Have senior citizens never had it so good?
BBC Radio 4’s excellent fact-checking programme ‘More or Less’ this week answered a listener’s question about pensioners’ wealth. On ‘Politics Live’ on BBC2 last year, in a debate on the pension ‘triple lock’, the New Statesman Senior Associate Editor Rachel Cunliffe stated that as a pensioner “you’re more likely to be living in a millionaire household than you are to be living in poverty”. Is that true? The answer is ‘yes’.
The Government has decided that the triple lock should be retained. It guarantees that the state pension will rise by the highest of three measures: average earnings growth, inflation (according to the Consumer Prices Index) or 2.5%. That means that this year the state pension will increase by a whopping 10% (the rate of inflation).
Ms Cunliffe was using an Office for National Statistics (ONS) survey of household wealth 2016-18, but more recent data is similar. ‘Wealth’ includes the value of a house, private pension, annuity, shares, ISAs etc. as well as savings in cash. Given that many pensioners will have paid off their mortgage, it is not totally surprising that many pensioners qualify as ‘millionaires’.
More or Less reported that 22% of households headed by a pensioner had assets of £1 million or more. By another measure, 27% of pensioners live in millionaire households, whether or not they are the head.
On the other hand, how do you judge pensioner poverty? If your income, after taking housing costs into account, is below 60% of the median income, you are assessed as living in relative poverty. About 15% of pensioners are living in households below this relative poverty line. That is still 1.7 million people and the number has increased in the last 8 years, but it is well below the 30% in the mid-1990s. That does, of course, leave a lot of pensioners in the gap between the 27% of millionaires and the 15% in poverty.
It is, perhaps, unsurprising that a Conservative government, which relies heavily on the votes of older people, should want to avoid alienating pensioners by removing the triple lock, despite much pressure to do so. But a 10% increase in the state pension far exceeds the sort of annual pay awards to employees in the public sector.
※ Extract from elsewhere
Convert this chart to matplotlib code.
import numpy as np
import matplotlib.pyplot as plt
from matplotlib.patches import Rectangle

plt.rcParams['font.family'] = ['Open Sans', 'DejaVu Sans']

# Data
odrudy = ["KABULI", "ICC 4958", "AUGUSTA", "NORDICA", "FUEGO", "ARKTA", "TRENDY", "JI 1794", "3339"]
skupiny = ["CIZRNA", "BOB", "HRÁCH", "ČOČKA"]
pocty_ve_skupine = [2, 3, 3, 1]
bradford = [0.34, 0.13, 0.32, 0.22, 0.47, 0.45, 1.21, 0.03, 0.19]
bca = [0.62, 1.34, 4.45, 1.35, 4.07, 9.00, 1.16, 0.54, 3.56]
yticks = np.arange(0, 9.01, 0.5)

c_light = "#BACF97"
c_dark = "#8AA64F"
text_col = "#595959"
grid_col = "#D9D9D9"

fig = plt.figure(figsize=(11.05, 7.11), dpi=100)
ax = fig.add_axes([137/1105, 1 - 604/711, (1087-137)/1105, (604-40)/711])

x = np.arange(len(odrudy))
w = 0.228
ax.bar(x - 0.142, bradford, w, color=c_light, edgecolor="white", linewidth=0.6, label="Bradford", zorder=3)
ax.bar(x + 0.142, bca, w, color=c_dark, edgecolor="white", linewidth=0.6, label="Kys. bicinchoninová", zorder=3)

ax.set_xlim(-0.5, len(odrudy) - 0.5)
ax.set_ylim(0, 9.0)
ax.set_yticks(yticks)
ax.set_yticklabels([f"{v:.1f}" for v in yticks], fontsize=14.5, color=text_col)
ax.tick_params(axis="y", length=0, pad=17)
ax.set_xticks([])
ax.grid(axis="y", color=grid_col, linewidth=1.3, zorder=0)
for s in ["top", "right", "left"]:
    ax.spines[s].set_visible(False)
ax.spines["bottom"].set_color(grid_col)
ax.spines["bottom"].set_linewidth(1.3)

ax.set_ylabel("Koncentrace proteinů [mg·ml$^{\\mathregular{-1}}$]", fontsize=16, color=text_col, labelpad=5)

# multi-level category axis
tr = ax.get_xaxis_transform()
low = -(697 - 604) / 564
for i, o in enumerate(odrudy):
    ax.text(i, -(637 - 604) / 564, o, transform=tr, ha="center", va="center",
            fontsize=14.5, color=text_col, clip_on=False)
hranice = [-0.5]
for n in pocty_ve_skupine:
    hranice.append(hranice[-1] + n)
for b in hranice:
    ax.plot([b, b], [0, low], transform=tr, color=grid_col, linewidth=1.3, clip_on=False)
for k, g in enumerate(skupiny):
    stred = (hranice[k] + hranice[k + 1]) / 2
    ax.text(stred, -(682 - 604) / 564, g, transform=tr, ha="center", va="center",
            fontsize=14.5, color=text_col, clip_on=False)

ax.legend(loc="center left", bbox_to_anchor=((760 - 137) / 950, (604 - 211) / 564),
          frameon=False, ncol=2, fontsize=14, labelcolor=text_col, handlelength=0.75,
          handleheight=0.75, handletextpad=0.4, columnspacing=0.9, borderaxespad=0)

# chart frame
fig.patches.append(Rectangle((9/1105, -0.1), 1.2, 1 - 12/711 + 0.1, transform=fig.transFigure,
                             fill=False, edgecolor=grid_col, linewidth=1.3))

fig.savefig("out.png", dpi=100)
Add to this that pensioners, without any means test, can benefit from a senior rail card, free bus pass, free prescriptions and the winter fuel payment, it is not hard to see that the ‘silver economy’ has increased spending power as we all live longer.
It was interesting to see that in May 2022 Iceland introduced in its stores a once a week 10% discount on Tuesdays for over-60s. The retailer reports that it has made 8 million such discount transactions since the scheme launched. Indeed 630,000 customers used the saving in the first 4 weeks. Prospective Conservative parliamentary candidate, Richard Walker, who is also the Iceland chairman, will be pleased to see such a response amongst his party’s core support.
Pubs, restaurant chains and garden centres, such as Greene King, Hungry Horse and Dobbies, offer cut-price meal deals on the basis that seniors have more free time and more disposable cash to eat out.
Whilst not in any way downplaying the difficulties of those pensioners living in poverty, is too much attention being directed to a section of society which is relatively well-off? How many quite prosperous pensioners received the winter fuel payment and thought they did not really need it? How many retired people collect their free prescriptions and feel the money they save could be better used in the NHS?
It would be interesting to see whether any food retailers or food service providers could come up with imaginative initiatives aimed at other age groups struggling with the cost-of-living crisis, higher interest rates and the enormous difficulty getting on the housing ladder which so benefitted older generations. At the moment the focus of major retailers such as Tesco and Asda is to restructure store operations and cut jobs, disproportionately affecting those lower-paid workers who are suffering the most.
It is remarkable that the Chancellor of the Exchequer has recently reached out to people who left work during the pandemic with a message that the country needs them to return to the workplace to fill labour shortages and boost the economy. With sound financial security for many early retirees, that call may fall on deaf ears.